Writing and language
Writing style guide
The City of Winnipeg Writing Style Guide is a resource for City of Winnipeg (CW) employees when drafting written materials. The guide defines and explains the writing guidelines for all internal and public-facing materials to ensure consistency across the organization. The original guide was developed by the Water and Waste Department’s Communication Services team and subsequently updated for use organization-wide.
Writing for the web
Always use plain language that helps users find what they need, identify and understand what they’ve found, and understand what to do next. Web writing should be actionable, findable, and shareable.
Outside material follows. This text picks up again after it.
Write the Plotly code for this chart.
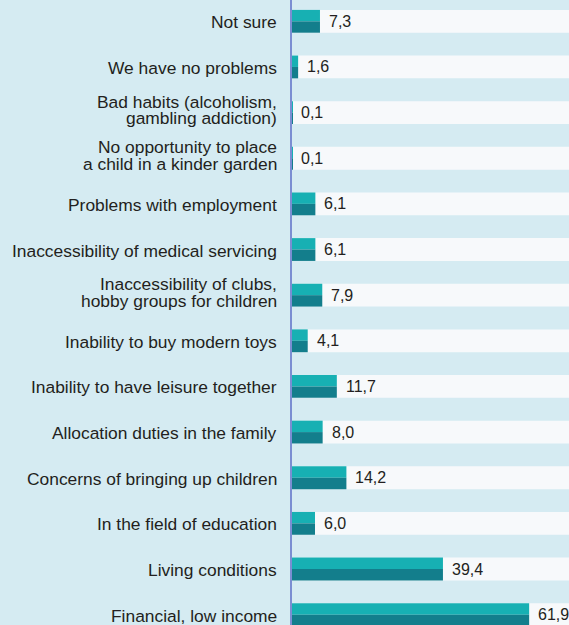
import plotly.graph_objects as go

# Survey answers, listed from top to bottom as in the chart
categories = [
    "Not sure",
    "We have no problems",
    "Bad habits (alcoholism,<br>gambling addiction)",
    "No opportunity to place<br>a child in a kinder garden",
    "Problems with employment",
    "Inaccessibility of medical servicing",
    "Inaccessibility of clubs,<br>hobby groups for children",
    "Inability to buy modern toys",
    "Inability to have leisure together",
    "Allocation duties in the family",
    "Concerns of bringing up children",
    "In the field of education",
    "Living conditions",
    "Financial, low income",
]
values = [7.3, 1.6, 0.1, 0.1, 6.1, 6.1, 7.9, 4.1, 11.7, 8.0, 14.2, 6.0, 39.4, 61.9]

BG = "#d5ebf2"
STRIP = "#f7f9fb"
LIGHT = "#17b0b3"
DARK = "#137e8c"
TEXT = "#231f20"
FONT = "Liberation Sans, Arial, sans-serif"

n = len(categories)
ypos = [n - 1 - i for i in range(n)]  # top row gets the highest y
labels = [f"{v:.1f}".replace(".", ",") for v in values]

fig = go.Figure()

# upper (light) half and lower (dark) half of each bar
fig.add_trace(go.Bar(x=values, y=ypos, orientation="h", width=0.25, offset=0,
                     marker=dict(color=LIGHT, line=dict(width=0)),
                     hoverinfo="skip", showlegend=False))
fig.add_trace(go.Bar(x=values, y=ypos, orientation="h", width=0.25, offset=-0.25,
                     marker=dict(color=DARK, line=dict(width=0)),
                     hoverinfo="skip", showlegend=False))

shapes = []
annotations = []
for cat, y, lab, v in zip(categories, ypos, labels, values):
    # white band behind each bar
    shapes.append(dict(type="rect", xref="x domain", yref="y", x0=0, x1=1,
                       y0=y - 0.25, y1=y + 0.25, fillcolor=STRIP,
                       line=dict(width=0), layer="below"))
    # value label
    annotations.append(dict(x=v, y=y, xref="x", yref="y", text=lab,
                            showarrow=False, xanchor="left", yanchor="middle",
                            xshift=7, font=dict(size=16, color=TEXT, family=FONT)))
    # category label, lines placed one by one for tight spacing
    lines = cat.split("<br>")
    k = len(lines)
    for j, line in enumerate(lines):
        shift = ((k - 1) / 2 - j) * 16.7 + (2.5 if k > 1 else -1)
        annotations.append(dict(x=0, y=y, xref="paper", yref="y", text=line,
                                showarrow=False, xanchor="right", yanchor="middle",
                                xshift=-14, yshift=shift, borderpad=0,
                                font=dict(size=17.4, color=TEXT, family=FONT)))

fig.update_layout(
    width=569, height=625,
    margin=dict(l=292, r=0, t=0, b=0),
    paper_bgcolor=BG, plot_bgcolor=BG,
    barmode="overlay",
    shapes=shapes,
    annotations=annotations,
    xaxis=dict(range=[0, 72.3], showgrid=False, zeroline=False,
               showticklabels=False, showline=False),
    yaxis=dict(range=[-0.227, 13.467], showgrid=False, zeroline=False,
               showticklabels=False, showline=True, linecolor="#7b8ed2",
               linewidth=2, ticks=""),
)

fig.write_html("out.html", config={"displayModeBar": False},
               post_script="document.body.style.margin='0px';")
- Use familiar language. Using language familiar to your users helps them understand what’s written.
- Chunk your content. ‘Chunking’ refers to breaking related content into short, scannable, and manageable groups.
- Put important information first. Always start with the content that’s most important before providing additional details.
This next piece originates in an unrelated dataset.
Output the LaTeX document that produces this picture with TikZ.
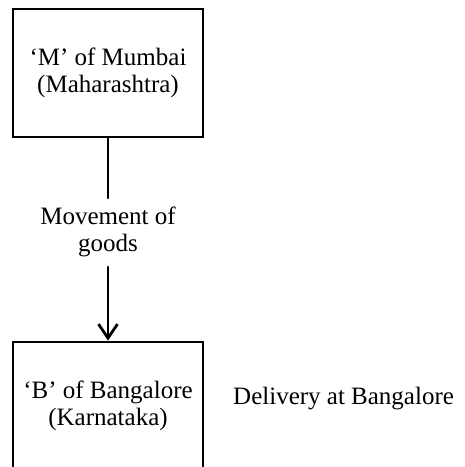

- Be concise. In most cases, shorter is better. Always try to eliminate all unnecessary words.
Writing in navigation
The above guidelines apply to navigation labels, too. In addition:
- Avoid using extraneous or unrelated terms in menu labels. Examples include:
- Use ‘About’ or ‘Contact’ as opposed to ‘About us’ or ‘Contact us’ in scenarios where context is obvious to the user.
- In cases where departmental ‘About’ or ‘Contact’ menu items appear along with global ‘About’ or ‘Contact’ items, use the shortest label possible without confusing the user. In most cases, this could be ‘About the department’ or ‘About Corporate Finance’ instead of ‘About the Corporate Finance Department.’ This decision depends on the surrounding content, pathway, and how clear the specific context is.
- Put the tasks which are most important to users first in the menu.
- The Hemingway app helps you write with power and clarity by highlighting adverbs, passive voice, and dull, complicated words.
- Tips on Writing for Web Accessibility from W3C includes basic considerations to help you get started writing web content that is more accessible to people with disabilities.
Working with multiple languages
Our citizens speak a wide variety of languages and the City has requirements for communicating in English and French in the following circumstances:
- If the initiative is related specifically to the Riel District, and/or
- If the initiative has citywide implications
- For guidance on providing services in both official languages, contact French Language Services at City-FR@winnipeg.ca
These guidelines should be followed when working with multiple languages:
- Always translate and optimize content before the page or application is designed. It’s important to design and build around content instead of fitting content within something that’s already been designed.
- Avoiding mixing multiple languages on a single page or screen.
- Check all links, navigation and error messages to ensure they’re in the target language.
- Ensure the page defines the target language in the code. This helps browsers and search engines determine the language of the page.